Manche nennen uns Träumer
Bald sind wir da. Bald zerbröselt sich die Menge und lässt sich im Park vor dem Prater nieder. Die Endkundgebung beginnt. Der Sommer hängt in der Luft und er ist viel zu früh. Die Wiese ist stellenweise vertrocknet.In den Bäumen klettern Menschen bis zur Spitze. Nackte Füße baumeln im Himmel. Nackte Füße tanzen im Gras. Die Bühne leuchtet bunt, bis die Menge strahlt. Wir lauschen Reden, starken Worten, der Musik. Am Rand des Parks wird gerettetes Essen ausgeteilt, bunte Kreiden färben den Asphalt. Hier auf dieser Wiese, an diesem Tag leben wir eine Utopie.
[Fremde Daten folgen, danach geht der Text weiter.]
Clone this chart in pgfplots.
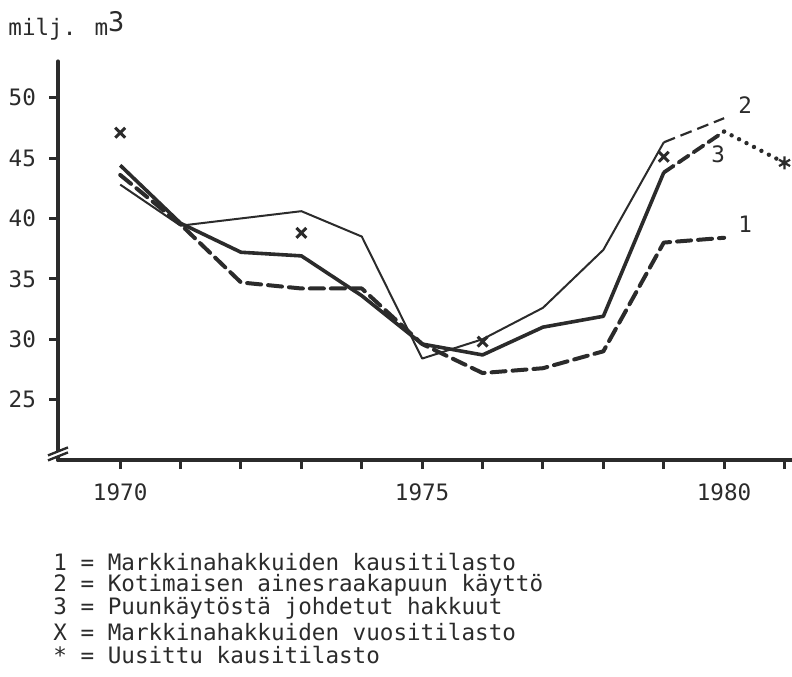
\documentclass[border=0pt]{standalone}
\usepackage{fontspec}
\setmainfont{DejaVu Sans Mono}
\usepackage{pgfplots}
\pgfplotsset{compat=1.18}
\definecolor{ink}{HTML}{2B2B2B}
\begin{document}
\begin{tikzpicture}[font=\fontsize{11.3}{13}\selectfont, text=ink]
\begin{axis}[
  at={(0,0)}, anchor=south west,
  scale only axis, width=367.8pt, height=199.3pt,
  xmin=1968.97, xmax=1981.15, ymin=20, ymax=53,
  axis x line*=bottom, axis y line*=left,
  axis line style={line width=2pt, ink, line cap=round},
  xtick={1970,...,1981}, xticklabels={1970,,,,,1975,,,,,1980,},
  ytick={25,30,...,50}, yticklabels={25,30,35,40,45,50},
  tick align=outside, major tick length=4.5pt,
  tick style={line width=1.5pt, ink},
  tick label style={font=\fontsize{11.3}{13}\selectfont},
  xticklabel style={yshift=-4pt},
  yticklabel style={xshift=-3pt},
  clip=false,
]
% Series 1: Markkinahakkuiden kausitilasto (thick dashed)
\addplot[ink, line width=2pt, dash pattern=on 7pt off 3.5pt, line cap=round, line join=round] coordinates {
 (1970,43.6) (1971,39.5) (1972,34.7) (1973,34.2) (1974,34.2) (1975,29.6)
 (1976,27.2) (1977,27.6) (1978,29.0) (1979,38.0) (1980,38.4)};
% Series 2: Kotimaisen ainesraakapuun kaytto (thin solid, then dashed)
\addplot[ink, line width=1pt, line join=round] coordinates {
 (1970,42.8) (1971,39.4) (1972,40.0) (1973,40.6) (1974,38.5) (1975,28.4)
 (1976,30.0) (1977,32.6) (1978,37.4) (1979,46.3)};
\addplot[ink, line width=1.1pt, dash pattern=on 6pt off 3pt] coordinates {
 (1979,46.3) (1980,48.3)};
% Series 3: Puunkaytosta johdetut hakkuut (thick solid, then dashed, then dotted)
\addplot[ink, line width=1.8pt, line join=round] coordinates {
 (1970,44.4) (1971,39.6) (1972,37.2) (1973,36.9) (1974,33.6) (1975,29.6)
 (1976,28.7) (1977,31.0) (1978,31.9) (1979,43.8)};
\addplot[ink, line width=1.9pt, dash pattern=on 6pt off 3pt, line cap=round] coordinates {
 (1979,43.8) (1980,47.2)};
\addplot[ink, line width=2.2pt, dash pattern=on 0pt off 4.2pt, line cap=round] coordinates {
 (1980,47.2) (1981,44.6)};
% X = Markkinahakkuiden vuositilasto
\addplot[only marks, mark=x, mark size=3.5pt, mark options={line width=1.5pt, ink}] coordinates {
 (1970,47.1) (1973,38.8) (1976,29.8) (1979,45.1)};
% * = Uusittu kausitilasto
\addplot[only marks, mark=asterisk, mark size=3.2pt, mark options={line width=1.1pt, ink}] coordinates {
 (1981,44.6)};
% curve labels
\node[ink] at (axis cs:1980.35,49.4) {2};
\node[ink] at (axis cs:1979.9,45.3) {3};
\node[ink] at (axis cs:1980.35,39.5) {1};
\end{axis}
% axis break (axis box lower-left corner is at the origin)
\fill[white] (-3pt,0.3pt) -- ++(6pt,3pt) -- ++(0,2.5pt) -- ++(-6pt,-3pt) -- cycle;
\draw[ink, line width=1.2pt] (-5pt,-0.2pt) -- ++(10pt,4pt);
\draw[ink, line width=1.2pt] (-5pt,2.3pt) -- ++(10pt,4pt);
\node[anchor=base west, inner sep=0pt] at (-25pt,212.5pt) {milj. m\raisebox{1.5pt}{\fontsize{13.5}{14}\selectfont 3}};
\begin{scope}[every node/.style={anchor=west, inner sep=0pt, font=\fontsize{11.3}{13}\selectfont}]
\node at (-2.5pt,-51pt) {1 = Markkinahakkuiden kausitilasto};
\node at (-2.5pt,-62.5pt) {2 = Kotimaisen ainesraakapuun käyttö};
\node at (-2.5pt,-74pt) {3 = Puunkäytöstä johdetut hakkuut};
\node at (-2.5pt,-86pt) {X = Markkinahakkuiden vuositilasto};
\node at (-2.5pt,-97.5pt) {* = Uusittu kausitilasto};
\end{scope}
\pgfresetboundingbox
\useasboundingbox (-29pt,-108pt) rectangle (367pt,230pt);
\end{tikzpicture}
\end{document}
So viele, die sich eine Gesellschaft wünschen, in der die Menschen selbst und unsere Erde oberste Priorität haben. Keine kurzfristigen Gewinne und Bruttoinlandsprodukte. Wir kämpfen für eine intersektionale, demokratische und klimagerechte Welt. Zwischen Bäumen hindurch schallt die Musik. Künstler*innen singen vom Leben, der Liebe, der Erde. Wir fühlen es. Wir sind erschöpft, aber schöpfen Hoffnung. Wir sind getrieben von Zukunftsängsten und dem Wissen, dass die Welt anders aussehen kann. „Im ersten Lockdown haben die Leute gesagt, Fridays For Future überlebt das nicht“, sagt Simon bei der Abmoderation, „Im zweiten und dritten Lockdown dasselbe. Aber wir sind immer noch da!“ Ich muss grinsen. We are unstoppable. Another world is possible.